Во всем этом стоики по существу следовали принципам кинизма, хотя и с уклонениями, вытекавшими из их научного обоснования и изложения. Однако уже Зенон не скрывал от себя, что эти принципы нуждаются в значительных смягчениях и ограничениях. Эти смягчения были не только условием, при котором эти принципы могли выйти за узкие пределы секты и стать исторической силой, но они вытекали и из общих предпосылок стоической этики. Ведь система, которая в практическом отношении признавала нормой естественную жизнь, а в теоретическом отношении — общие убеждения, не могла становиться в такое резкое противоречие к тому и другому, на какое без колебаний решались Антисфен и Диоген.
Поэтому прежде всего в учении о благах начали различать среди нравственно безразличных вещей три класса: вещи, которые естественны и потому имеют цену, то есть желательны и сами по себе предпочтительны; вещи, которые противоестественны и потому имеют отрицательную ценность и должны быть избегаемы; и наконец, вещи, не имеющие ни положительной, ни отрицательной ценности, безразличные в тесном смысле слова. Аристон, который оспаривал это различие и усматривал именно в равнодушном отношении к нему высшую задачу человека, навлёк на себя этим своим отступлением от Зенона к Антисфену упрёк в том, что он делает невозможным всякое действование по разумным основаниям; с другой стороны, Эрилл также уклонялся от Зенона, утверждая, что часть нравственно безразличных вещей, не имея связи с последней жизненной целью, все же может служить самостоятельной побочной целью.
Лишь в силу этого видоизменения своего учения о благах стоики были в состоянии стать в известное положительное отношение к задачам практической жизни; нередко, однако, они делали из него употребление, которое не согласовалось со строгостью стоических принципов.

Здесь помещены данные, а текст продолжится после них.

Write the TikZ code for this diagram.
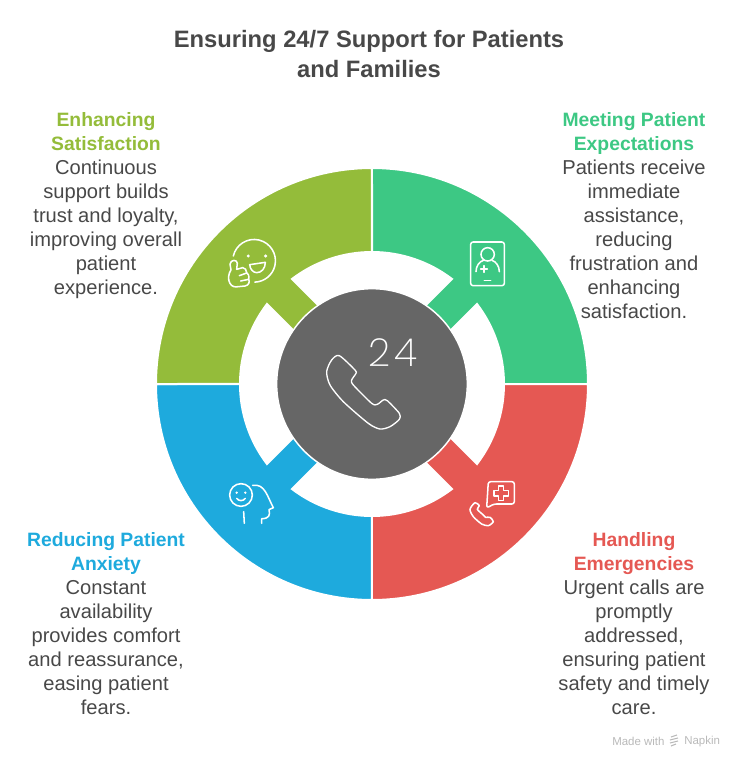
\documentclass[tikz,border=0pt]{standalone}
\usepackage{fontspec}
\usepackage{xcolor}
\setmainfont{Liberation Sans}
\newfontfamily\thinfont{Poppins ExtraLight}
\definecolor{petalgreen}{RGB}{61,200,132}
\definecolor{petalred}{RGB}{229,88,83}
\definecolor{petalblue}{RGB}{30,170,221}
\definecolor{petalolive}{RGB}{148,188,58}
\definecolor{hubgray}{RGB}{102,102,102}
\definecolor{textgray}{RGB}{72,72,72}
\definecolor{markgray}{RGB}{185,185,185}
\newcommand{\headline}[2]{\textcolor{#1}{\fontsize{14.5}{18}\bfseries\selectfont #2}}
\tikzset{
  blurb/.style={anchor=north,align=center,text=textgray,inner sep=0pt,font=\fontsize{15.1}{18}\selectfont},
  icon/.style={draw=white,line width=1.15pt,line cap=round,line join=round},
  zoomed/.style={x=0.25pt,y=-0.25pt}
}
\begin{document}
\begin{tikzpicture}[x=0.75pt,y=0.75pt]
\useasboundingbox (-372,384) rectangle (372,-385);
\node[anchor=center,align=center,text=textgray,inner sep=0pt,font=\fontsize{17.8}{22.5}\bfseries\selectfont] (title) at (-3,330) {Ensuring 24/7 Support for Patients\\and Families};
% ring
\foreach \ang/\col in {0/petalgreen,-90/petalred,-180/petalblue,-270/petalolive}
  \filldraw[\col,draw=white,line width=1.5pt,rotate=\ang] (0,216) arc[start angle=90,end angle=0,radius=216] -- (132,0) arc[start angle=0,end angle=37.3,radius=132] -- (50,25) -- (25,50) -- (80,105) arc[start angle=52.7,end angle=90,radius=132] -- cycle;
\node[circle,fill=hubgray,draw=white,line width=1.1pt,minimum size=143pt,inner sep=0pt] (hub) at (0,0) {};
% hub icon
\node[text=white,inner sep=0pt,font=\thinfont\fontsize{29}{29}\selectfont] (hours) at (21,31) {2\kern2.5pt 4};
\begin{scope}[shift={(-72,74)},zoomed]
\draw[icon,line width=1pt] plot[smooth cycle,tension=.45] coordinates {(118,137) (165,180) (168,190) (155,210) (160,225) (215,280) (232,283) (250,270) (262,272) (298,310) (298,328) (270,350) (240,357) (205,340) (130,275) (90,225) (80,185) (95,150)};
\end{scope}
% doctor card
\begin{scope}[shift={(68,164)},zoomed]
\draw[icon,rounded corners=1.8pt] (92,66) rectangle (193,197);
\draw[icon] (143,103) circle[radius=20];
\draw[icon] (108,155) .. controls (108,138) and (118,125) .. (130,121);
\draw[icon] (178,155) .. controls (178,138) and (168,125) .. (156,121);
\draw[icon] (122,147) -- (142,147);
\draw[icon] (132,137) -- (132,157);
\draw[icon] (133,181) -- (152,181);
\end{scope}
% thumbs up and smile
\begin{scope}[shift={(-172,164)},zoomed]
\draw[icon] (100,108) arc[start angle=-167,end angle=88,radius=64];
\fill[white] (145,108) circle[radius=5];
\fill[white] (197,108) circle[radius=5];
\draw[icon] (149,134) -- (196,127) .. controls (196,145) and (185,158) .. (170,158) .. controls (160,158) and (150,148) .. cycle;
\draw[icon] (110,148) -- (112,130) .. controls (112,118) and (92,118) .. (90,132) -- (93,150) .. controls (85,160) and (83,180) .. (90,190) .. controls (95,200) and (105,202) .. (115,200) -- (135,198) .. controls (147,196) and (150,185) .. (146,178) .. controls (148,168) and (145,160) .. (140,158) .. controls (140,150) and (135,143) .. (128,143) -- cycle;
\draw[icon] (118,167) -- (140,159);
\draw[icon] (122,183) -- (146,178);
\end{scope}
% emergency call
\begin{scope}[shift={(68,-76)},zoomed]
\draw[icon,rounded corners=1.8pt] (140,144) -- (145,65) -- (223,65) -- (223,132) -- (162,132) -- cycle;
\draw[icon] (175,78) -- (191,78) -- (191,92) -- (205,92) -- (205,108) -- (191,108) -- (191,122) -- (175,122) -- (175,108) -- (162,108) -- (162,92) -- (175,92) -- cycle;
\draw[icon] plot[smooth cycle,tension=.45] coordinates {(105,128) (90,148) (100,170) (125,192) (145,197) (160,185) (150,172) (137,172) (130,165) (112,148) (118,137)};
\end{scope}
% calm face and head
\begin{scope}[shift={(-162,-76)},zoomed]
\draw[icon] (93,105) circle[radius=34];
\fill[white] (80,98) circle[radius=4];
\fill[white] (106,98) circle[radius=4];
\draw[icon] (80,115) .. controls (86,124) and (100,124) .. (106,115);
\draw[icon] (101,155) -- (103,190);
\draw[icon] (128,76) .. controls (165,70) and (172,110) .. (190,143) -- (177,149) .. controls (181,165) and (178,176) .. (155,176) -- (155,190);
\end{scope}
% texts
\node[blurb] (satisfaction) at (-266,272) {\headline{petalolive}{Enhancing}\\\headline{petalolive}{Satisfaction}\\Continuous\\support builds\\trust and loyalty,\\improving overall\\patient\\experience.};
\node[blurb] (expectations) at (262,272) {\headline{petalgreen}{Meeting Patient}\\\headline{petalgreen}{Expectations}\\Patients receive\\immediate\\assistance,\\reducing\\frustration and\\enhancing\\satisfaction.};
\node[blurb] (anxiety) at (-266,-148) {\headline{petalblue}{Reducing Patient}\\\headline{petalblue}{Anxiety}\\Constant\\availability\\provides comfort\\and reassurance,\\easing patient\\fears.};
\node[blurb] (emergencies) at (262,-148) {\headline{petalred}{Handling}\\\headline{petalred}{Emergencies}\\Urgent calls are\\promptly\\addressed,\\ensuring patient\\safety and timely\\care.};
% footer
\node[anchor=west,text=markgray,inner sep=0pt,font=\fontsize{8.6}{10}\selectfont] (madewith) at (240,-357.5) {Made with};
\node[anchor=west,text=markgray,inner sep=0pt,font=\fontsize{8.6}{10}\selectfont] (napkin) at (312,-357.5) {Napkin};
\draw[markgray,line width=0.8pt] (299,-353) -- (305,-351) (298,-356) -- (306,-354) (298,-359) -- (306,-357) (299,-362) -- (304,-360);
\end{tikzpicture}
\end{document}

Отношение к желательному и отвергаемому регулируется условными или «средними» обязанностями, которые различаются от совершенных обязанностей, во всех этих условных обязанностях дело идёт о предписаниях, которые при некоторых обстоятельствах могут терять силу. Далее, если допускается и даже требуется условная оценка некоторых безразличных вещей, то и апатия мудреца настолько смягчается, что утверждается, что зачатки аффектов встречаются и у мудреца, но только они не могут добиться его согласия, а некоторые разумные душевные движения встречаются даже только у мудреца. Наконец, так как стоики не решались признать кого-либо из своей среды подлинным мудрецом, и так как многие из них высказывали в этом отношении сомнения даже о Сократе и Диогене, то стало неизбежным, чтобы «совершенствующиеся» начали вскоре приобретать все большее значение по сравнению с глупцами и мудрецами и в стоических изображениях почти неразличимо слились с мудрецами.